Comment by greenthrow

Comment by greenthrow 5 days ago

14 replies

If you are never getting good suggestions on your PRs that's a bad sign. Any team of more than 2 people should have some ideas sometimes for each other. Either this means everybody's too checked out to put in effort on PRs or they think it'll fall on deaf ears.

I've been a software engineer for decades and even so, teammates will have good ideas sometimes. Nobody can think of every good idea every time.

sarchertech 5 days ago

I said very rarely not never. I classify suggested changes in 2 flavors. The first is minor changes where someone suggests "hey this would be easier to read if you used syntax A vs syntax B here".

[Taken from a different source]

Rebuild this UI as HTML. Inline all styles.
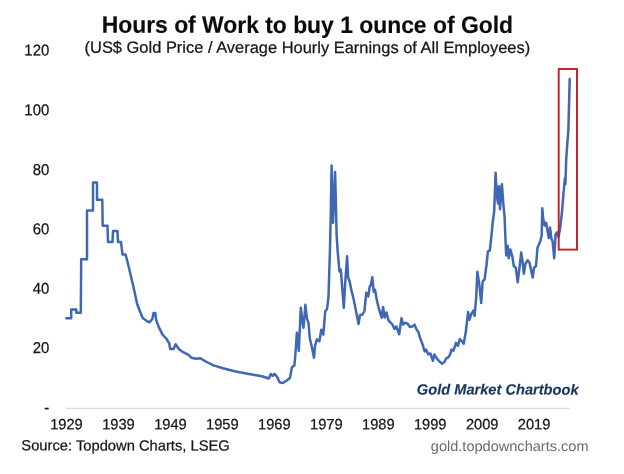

I get those frequently, and they are usually reasonable suggestions, and I usually graciously accept them. But I say it's not worth bringing up in a PR because 99% of the time it doesn't actually matter in the long run. Both forms will have been used in the code base previously, and which one you think is better really comes down to which one you use more. It's the kind of thing you could change with a sufficiently opinionated linter. And the kind of thing that isn't worth the cost of mandatory PR reviews.

The 2nd is where someone suggests changes to overall architecture or changes to the way the feature or code works large scale.

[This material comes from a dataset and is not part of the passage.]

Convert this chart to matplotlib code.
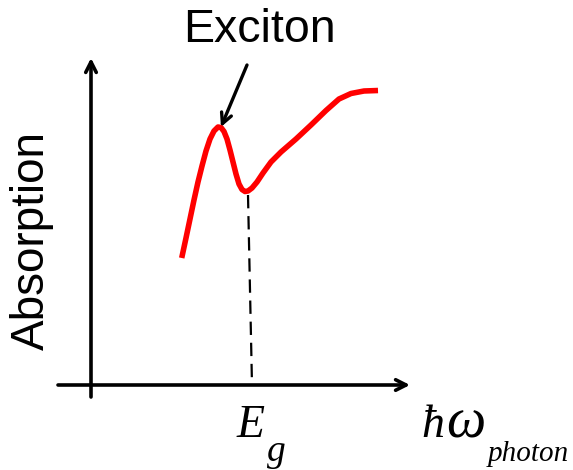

These are much rarer because of several reasons

1. PR reviews are almost always surface level and so are more likely to catch category 1 than category 2. The incentives at nearly every tech company push for this. 2. Very frequently one person isn't available to review all of the PRs that go into a feature, so the reviewers lack context. 3. It's very unlikely that even if someone wants to dig deeper, that they have the free time to spend even 1% of the time the person who wrote the PR spent on it.

But the biggest reason I personally don't get many of the 2nd category is because I talk through non-trivial problems with other experienced engineers before I get to the PR stage.

  • greenthrow 5 days ago

    You're missing a third category which is "here's another way you could do this..." which isn't just about legibility but more tangible tradeoffs.

    Certainly I agree architectural decisions shouldn't be made in every PR and ideally should be discussed before that point.

    • sarchertech 5 days ago

      I'd consider that to fall under my category 2

      "changes to overall architecture or changes to the way the feature or code works large scale"

      I'm not saying there's never a reason to go back and redesign something after a PR review, but in my mind getting a design to that point and then actually needing to change it is a huge failure.

      Far more common the case where someone wants a big design change with no tangible benefits just different tradeoffs.

      I just don't think the ocassional benefit is worth the cost of the process.

      • greenthrow 5 days ago

        You're lumping big changes with small changes. If you really won't go back and change one function or one class because someone shared a better idea at the PR stage that's unhealthy and you will improve by letting go of that.

        • sarchertech 5 days ago

          I never said I won't go back and change a single function. And I never said I wouldn't change things larger than that if asked. I would lump small requests like that in with category 1 (of which a syntax change wasn't meant to an exhaustive example).

          What I said was those kind of requests usually aren't meaningful or impactful long term. They very very rarely make or save anyone a single dollar. Let alone enough money to justify the time spent on the review process.

          If you've already spent the time to suggest the change, if it's slightly better, sure I'll make it. Even if it's not any better, as long as it's not worse, if you feel strongly about it, there's a good chance I'll go along. I just don't think the process has a positive ROI, and I've yet to see any data to convince me otherwise.

rr808 5 days ago

The problem is the good ideas should come before or while you start coding. By the time the PR is done isn't the right time to rewrite it.

  • greenthrow 5 days ago

    What? This is absolutely incorrect. There's be no point in PRs if it's too late to change anything. Part of the point is to reduce the number of synchronous discussions your team has to have about code before writing it. PRs let you iterate on actual code instead of endlessly discussing hypothetical implementations.

    • agentultra 5 days ago

      This is a huge pet peeve for me.

      You’d kill your teams velocity if you did this for every PR.

      I worked on a team once with… Perfectionist Petra. Petra would jump on an 1200 line refactor that was blocking the team and demand changes that would require it to be rewritten. Not changes that would save the code base from grievous error: Petra didn’t like the pattern used or didn’t approve of the design.

      Sufficient tests? Check. Linted and formatted? Check. Does Petra approve? Big variable. I often wanted to tell Petra if they could just write the code out for me in a ticket so I could copy it for them. Instead I had to try and read Petra’s mind or hope they wouldn’t jump on my PR.

      Sometimes you have to trust your teammate and not let the perfect plan interfere with a good enough one.

      • greenthrow 5 days ago

        I'm not advocating for constant nitpicking or demanding perfection. But somewhere between that and "PRs are too late for changes" is where most good teams operate.

seb1204 5 days ago

OPP mentioned that this is happening but in discussion prior to PR. Makes sense to me.